• [RECORDED INFORMATION]:
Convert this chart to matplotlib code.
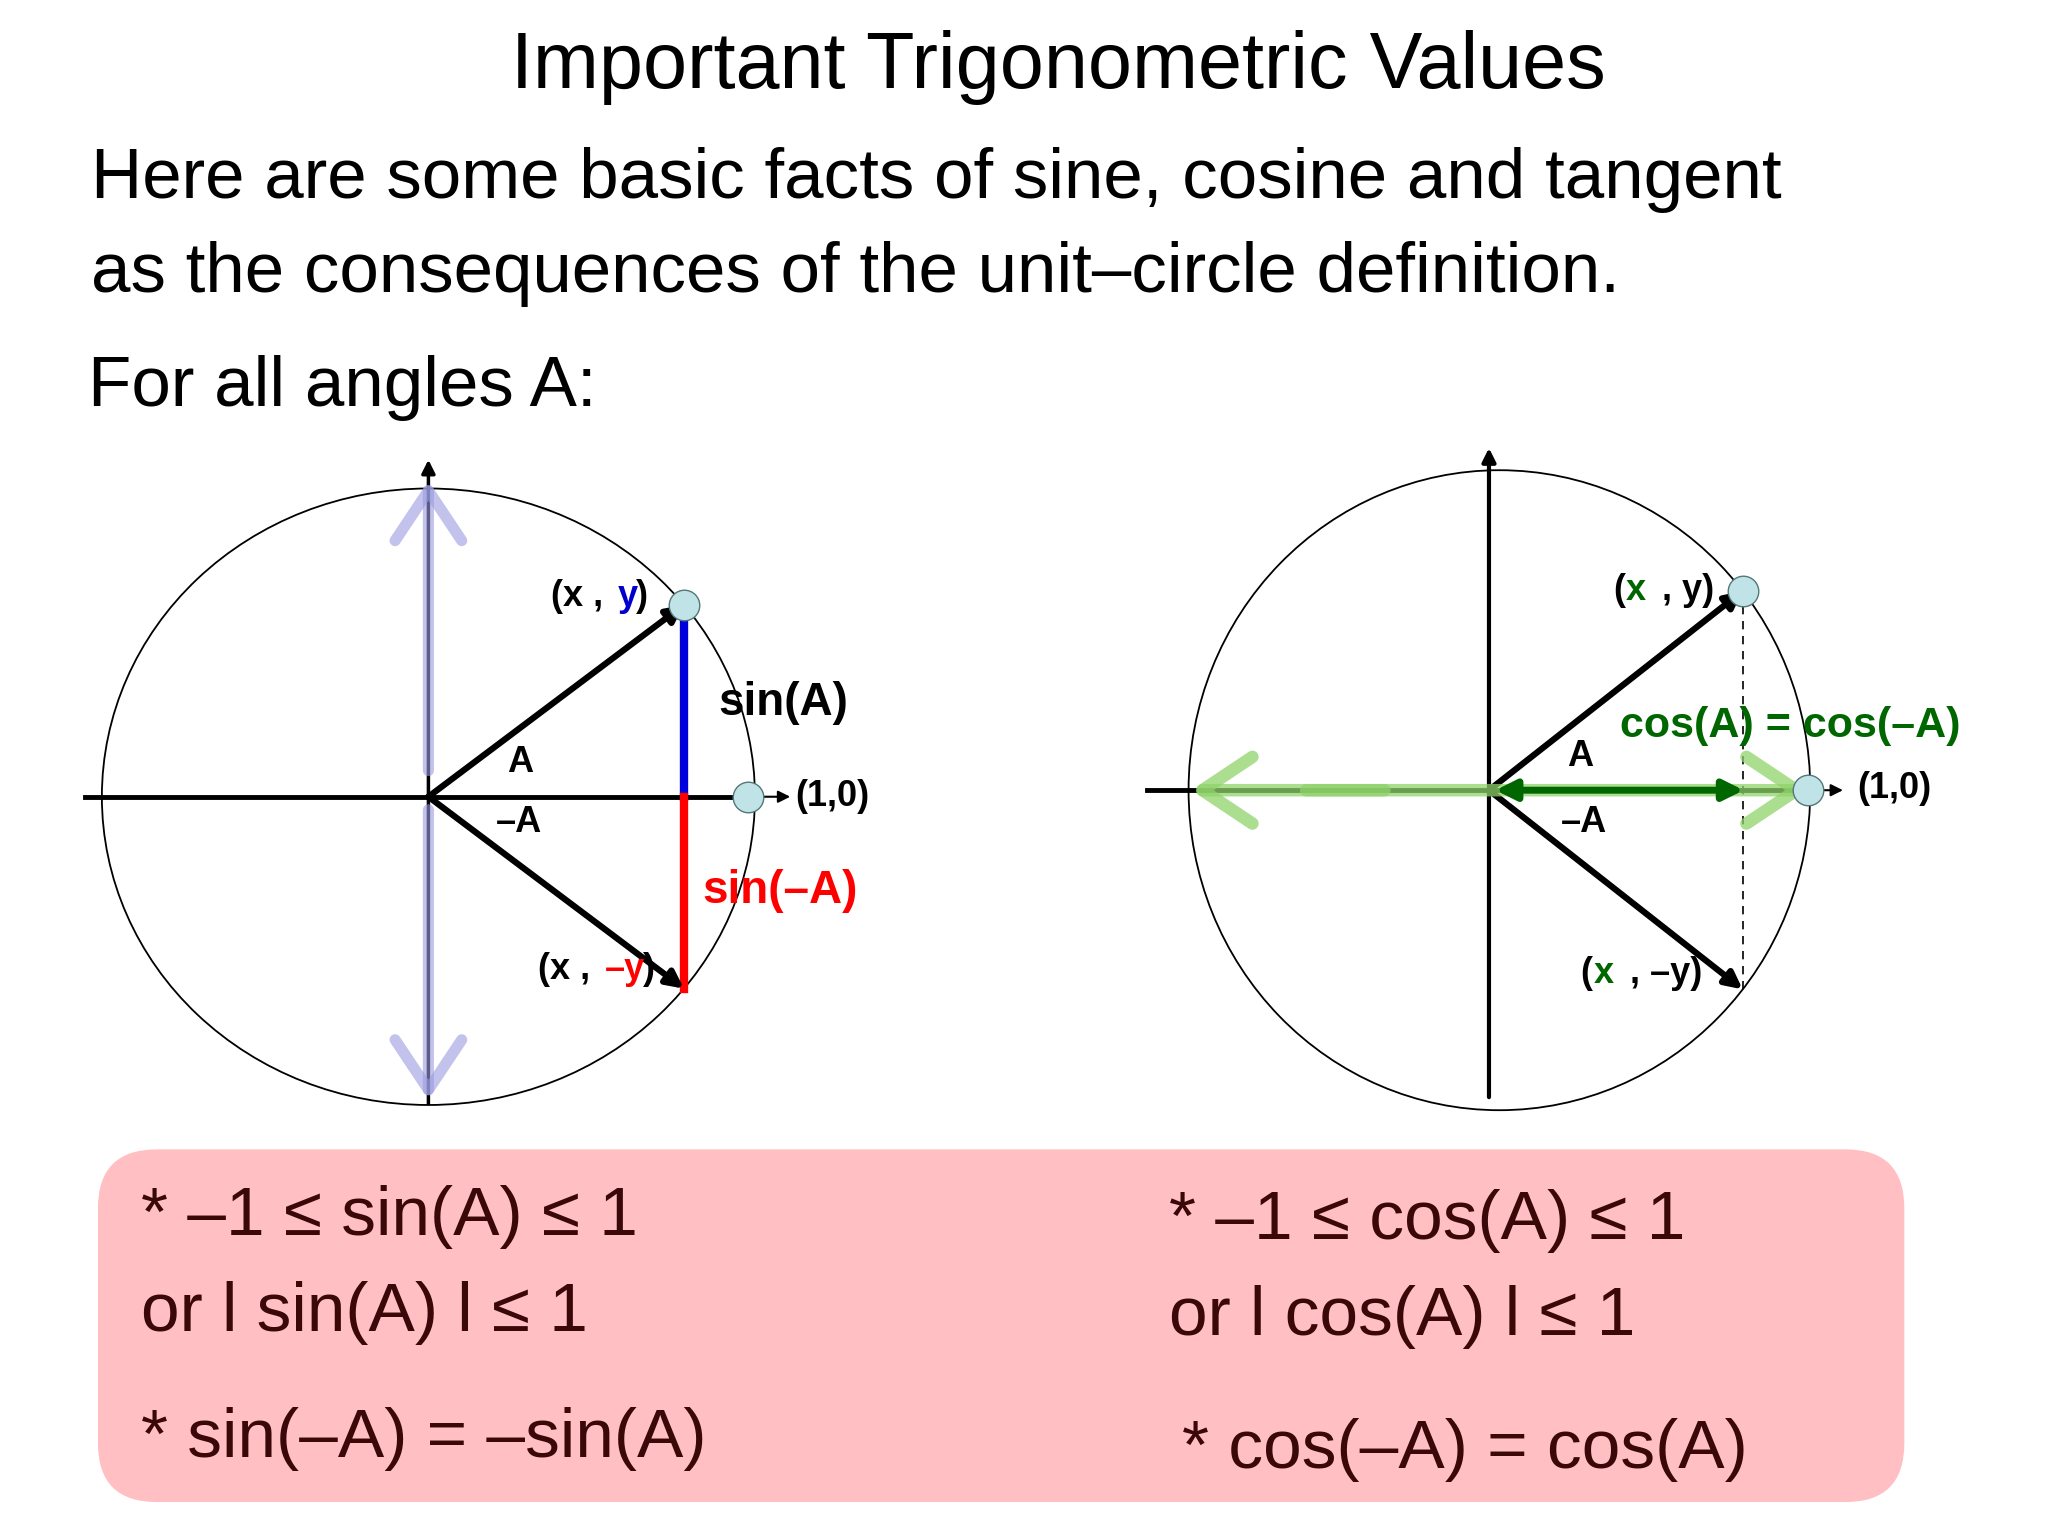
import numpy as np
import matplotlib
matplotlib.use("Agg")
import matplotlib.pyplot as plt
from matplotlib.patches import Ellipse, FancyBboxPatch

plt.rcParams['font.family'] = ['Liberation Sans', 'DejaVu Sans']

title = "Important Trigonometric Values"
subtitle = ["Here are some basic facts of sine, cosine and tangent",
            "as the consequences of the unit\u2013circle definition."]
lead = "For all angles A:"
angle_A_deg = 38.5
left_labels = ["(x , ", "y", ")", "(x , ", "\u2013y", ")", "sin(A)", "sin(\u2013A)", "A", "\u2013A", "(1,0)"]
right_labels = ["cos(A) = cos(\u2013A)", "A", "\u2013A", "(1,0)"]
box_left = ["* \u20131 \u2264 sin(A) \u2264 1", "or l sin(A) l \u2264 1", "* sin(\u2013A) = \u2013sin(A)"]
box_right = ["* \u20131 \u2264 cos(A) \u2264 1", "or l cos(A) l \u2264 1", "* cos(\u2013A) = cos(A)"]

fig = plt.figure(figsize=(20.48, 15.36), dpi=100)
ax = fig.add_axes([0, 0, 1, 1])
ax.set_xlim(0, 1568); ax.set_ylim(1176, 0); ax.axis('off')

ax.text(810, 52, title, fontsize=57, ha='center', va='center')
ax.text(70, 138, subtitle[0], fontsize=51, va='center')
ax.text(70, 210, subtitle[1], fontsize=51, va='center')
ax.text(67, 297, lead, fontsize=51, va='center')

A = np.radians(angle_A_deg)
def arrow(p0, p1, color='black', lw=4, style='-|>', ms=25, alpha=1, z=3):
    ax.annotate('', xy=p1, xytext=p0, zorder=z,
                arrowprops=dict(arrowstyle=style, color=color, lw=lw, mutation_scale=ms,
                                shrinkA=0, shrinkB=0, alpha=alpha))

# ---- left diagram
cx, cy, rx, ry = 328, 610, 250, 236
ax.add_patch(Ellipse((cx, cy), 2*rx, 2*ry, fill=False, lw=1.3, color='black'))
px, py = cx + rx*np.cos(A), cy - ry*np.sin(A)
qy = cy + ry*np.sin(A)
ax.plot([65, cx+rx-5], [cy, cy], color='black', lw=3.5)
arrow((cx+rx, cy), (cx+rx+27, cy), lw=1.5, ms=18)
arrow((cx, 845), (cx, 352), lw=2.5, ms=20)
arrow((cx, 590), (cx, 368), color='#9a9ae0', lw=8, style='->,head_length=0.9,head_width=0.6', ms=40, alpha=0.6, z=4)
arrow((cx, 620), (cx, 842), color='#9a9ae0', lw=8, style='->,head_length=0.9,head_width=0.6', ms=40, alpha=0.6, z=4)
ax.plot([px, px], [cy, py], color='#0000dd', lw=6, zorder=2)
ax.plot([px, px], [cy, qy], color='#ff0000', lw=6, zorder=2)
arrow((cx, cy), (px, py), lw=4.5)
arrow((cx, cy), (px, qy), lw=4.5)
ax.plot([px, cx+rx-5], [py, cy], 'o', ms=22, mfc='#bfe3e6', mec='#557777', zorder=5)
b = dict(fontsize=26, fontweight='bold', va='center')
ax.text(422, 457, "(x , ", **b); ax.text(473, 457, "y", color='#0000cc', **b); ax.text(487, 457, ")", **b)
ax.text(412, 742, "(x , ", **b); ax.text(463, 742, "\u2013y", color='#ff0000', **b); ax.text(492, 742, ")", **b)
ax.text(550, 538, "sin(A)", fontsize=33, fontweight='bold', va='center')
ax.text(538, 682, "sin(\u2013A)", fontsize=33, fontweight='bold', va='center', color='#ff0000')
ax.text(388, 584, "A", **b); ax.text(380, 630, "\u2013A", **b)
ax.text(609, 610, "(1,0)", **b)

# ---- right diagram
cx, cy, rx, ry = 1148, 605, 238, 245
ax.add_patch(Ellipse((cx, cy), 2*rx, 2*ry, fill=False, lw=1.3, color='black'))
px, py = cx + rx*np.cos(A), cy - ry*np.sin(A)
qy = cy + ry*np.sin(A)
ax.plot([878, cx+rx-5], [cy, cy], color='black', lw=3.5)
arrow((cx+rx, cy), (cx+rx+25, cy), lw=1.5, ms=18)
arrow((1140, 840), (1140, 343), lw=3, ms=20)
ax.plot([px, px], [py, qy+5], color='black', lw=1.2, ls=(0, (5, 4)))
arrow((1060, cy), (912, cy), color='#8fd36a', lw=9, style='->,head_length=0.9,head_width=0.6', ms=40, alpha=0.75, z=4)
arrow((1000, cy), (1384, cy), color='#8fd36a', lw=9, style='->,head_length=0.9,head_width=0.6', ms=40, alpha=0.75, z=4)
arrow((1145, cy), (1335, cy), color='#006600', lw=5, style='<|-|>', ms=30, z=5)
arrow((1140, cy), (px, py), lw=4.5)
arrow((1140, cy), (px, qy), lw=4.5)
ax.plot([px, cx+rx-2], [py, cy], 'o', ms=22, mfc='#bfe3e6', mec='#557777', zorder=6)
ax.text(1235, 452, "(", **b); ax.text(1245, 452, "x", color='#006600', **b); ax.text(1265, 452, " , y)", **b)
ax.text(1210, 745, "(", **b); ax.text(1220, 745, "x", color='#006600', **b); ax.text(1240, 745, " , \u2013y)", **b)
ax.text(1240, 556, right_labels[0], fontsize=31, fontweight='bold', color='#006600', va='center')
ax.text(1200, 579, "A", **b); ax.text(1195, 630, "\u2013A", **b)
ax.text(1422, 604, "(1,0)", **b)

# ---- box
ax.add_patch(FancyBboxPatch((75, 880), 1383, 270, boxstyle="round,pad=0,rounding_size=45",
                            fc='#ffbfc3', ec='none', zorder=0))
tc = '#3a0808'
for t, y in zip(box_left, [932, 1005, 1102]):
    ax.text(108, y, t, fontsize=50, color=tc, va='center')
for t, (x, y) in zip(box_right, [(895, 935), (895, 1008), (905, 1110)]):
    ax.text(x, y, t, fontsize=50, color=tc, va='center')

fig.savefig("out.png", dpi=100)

• [TASK STATEMENT]:
Your task is to restate word for word the lines from the top of the data to the line containing "plt.rcParams['font.family'] = ['Liberation", both ends included, with every picture left out.

• [FINAL ANSWER]:
Convert this chart to matplotlib code.
import numpy as np
import matplotlib
matplotlib.use("Agg")
import matplotlib.pyplot as plt
from matplotlib.patches import Ellipse, FancyBboxPatch

plt.rcParams['font.family'] = ['Liberation Sans', 'DejaVu Sans']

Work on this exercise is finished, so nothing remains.